● **REQUIRED WORK**
Go through the data below and copy it exactly, skipping every picture.
--- start of DATASET SECTION ---
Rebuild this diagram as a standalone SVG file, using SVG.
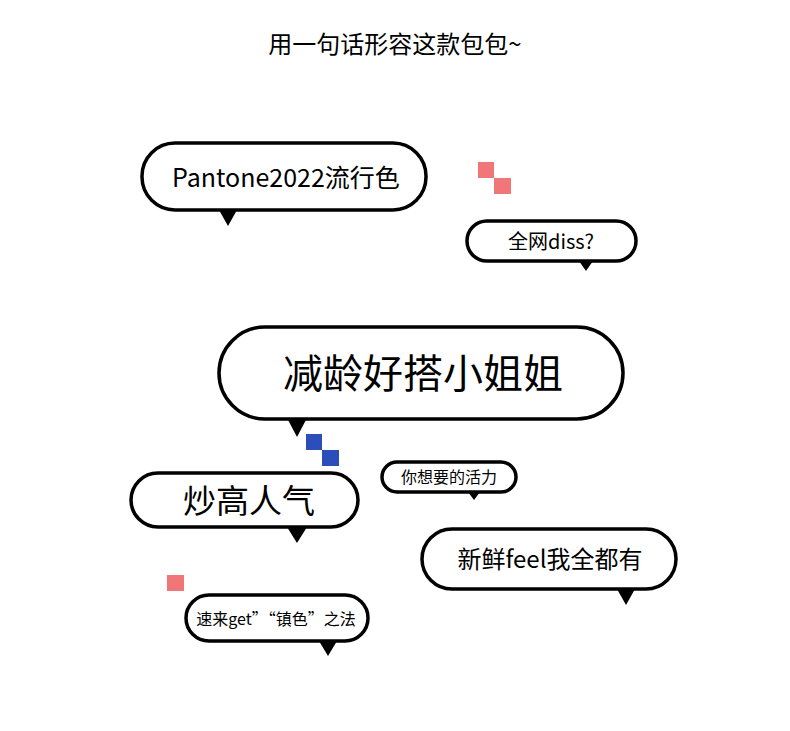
<svg xmlns="http://www.w3.org/2000/svg" width="790" height="731" viewBox="0 0 790 731">
<style>
.b{fill:#fff;stroke:#000;stroke-width:3.5}
.t{fill:#000}
text{font-family:"Noto Sans CJK SC","Liberation Sans",sans-serif;fill:#000;text-anchor:middle}
.pk{fill:#F07678}.bl{fill:#2C4EBB}
</style>
<rect width="790" height="731" fill="#fff"/>
<text x="395" y="53" font-size="24">用一句话形容这款包包~</text>
<g id="deco">
<rect class="pk" x="478" y="162" width="16" height="16"/><rect class="pk" x="494" y="178" width="17" height="16"/>
<rect class="bl" x="306" y="434" width="16" height="16"/><rect class="bl" x="322" y="450" width="17" height="16"/>
<rect class="pk" x="167" y="575" width="17" height="16"/>
</g>
<g id="connectors">
<polygon class="t" points="219,210 237,210 228,226"/>
<polygon class="t" points="579,261 593,261 586,271"/>
<polygon class="t" points="287,418 307,418 297,437"/>
<polygon class="t" points="287,527 307,527 297,543"/>
<polygon class="t" points="468,492 480,492 474,500"/>
<polygon class="t" points="617,589 635,589 626,605"/>
<polygon class="t" points="319,641 337,641 328,656"/>
</g>
<g id="n1"><rect class="b" x="142" y="143" width="284" height="67" rx="33"/><text x="286" y="187" font-size="25">Pantone2022流行色</text></g>
<g id="n2"><rect class="b" x="467" y="221" width="169" height="40" rx="20"/><text x="551" y="249" font-size="20">全网diss?</text></g>
<g id="n3"><rect class="b" x="219" y="327" width="404" height="92" rx="46"/><text x="423" y="388" font-size="40">减龄好搭小姐姐</text></g>
<g id="n4"><rect class="b" x="131" y="473" width="227" height="54" rx="27"/><text x="249" y="513" font-size="33">炒高人气</text></g>
<g id="n5"><rect class="b" x="382" y="462" width="134" height="30" rx="15"/><text x="449" y="483" font-size="16">你想要的活力</text></g>
<g id="n6"><rect class="b" x="422" y="529" width="254" height="60" rx="30"/><text x="550" y="568" font-size="24">新鲜feel我全都有</text></g>
<g id="n7"><rect class="b" x="186" y="595" width="182" height="46" rx="23"/><text x="276" y="625" font-size="16">速来get”“镇色”之法</text></g>
</svg>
--- end of DATASET SECTION ---
● **REPLY TO THE TASK**
Rebuild this diagram as a standalone SVG file, using SVG.
<svg xmlns="http://www.w3.org/2000/svg" width="790" height="731" viewBox="0 0 790 731">
<style>
.b{fill:#fff;stroke:#000;stroke-width:3.5}
.t{fill:#000}
text{font-family:"Noto Sans CJK SC","Liberation Sans",sans-serif;fill:#000;text-anchor:middle}
.pk{fill:#F07678}.bl{fill:#2C4EBB}
</style>
<rect width="790" height="731" fill="#fff"/>
<text x="395" y="53" font-size="24">用一句话形容这款包包~</text>
<g id="deco">
<rect class="pk" x="478" y="162" width="16" height="16"/><rect class="pk" x="494" y="178" width="17" height="16"/>
<rect class="bl" x="306" y="434" width="16" height="16"/><rect class="bl" x="322" y="450" width="17" height="16"/>
<rect class="pk" x="167" y="575" width="17" height="16"/>
</g>
<g id="connectors">
<polygon class="t" points="219,210 237,210 228,226"/>
<polygon class="t" points="579,261 593,261 586,271"/>
<polygon class="t" points="287,418 307,418 297,437"/>
<polygon class="t" points="287,527 307,527 297,543"/>
<polygon class="t" points="468,492 480,492 474,500"/>
<polygon class="t" points="617,589 635,589 626,605"/>
<polygon class="t" points="319,641 337,641 328,656"/>
</g>
<g id="n1"><rect class="b" x="142" y="143" width="284" height="67" rx="33"/><text x="286" y="187" font-size="25">Pantone2022流行色</text></g>
<g id="n2"><rect class="b" x="467" y="221" width="169" height="40" rx="20"/><text x="551" y="249" font-size="20">全网diss?</text></g>
<g id="n3"><rect class="b" x="219" y="327" width="404" height="92" rx="46"/><text x="423" y="388" font-size="40">减龄好搭小姐姐</text></g>
<g id="n4"><rect class="b" x="131" y="473" width="227" height="54" rx="27"/><text x="249" y="513" font-size="33">炒高人气</text></g>
<g id="n5"><rect class="b" x="382" y="462" width="134" height="30" rx="15"/><text x="449" y="483" font-size="16">你想要的活力</text></g>
<g id="n6"><rect class="b" x="422" y="529" width="254" height="60" rx="30"/><text x="550" y="568" font-size="24">新鲜feel我全都有</text></g>
<g id="n7"><rect class="b" x="186" y="595" width="182" height="46" rx="23"/><text x="276" y="625" font-size="16">速来get”“镇色”之法</text></g>
</svg>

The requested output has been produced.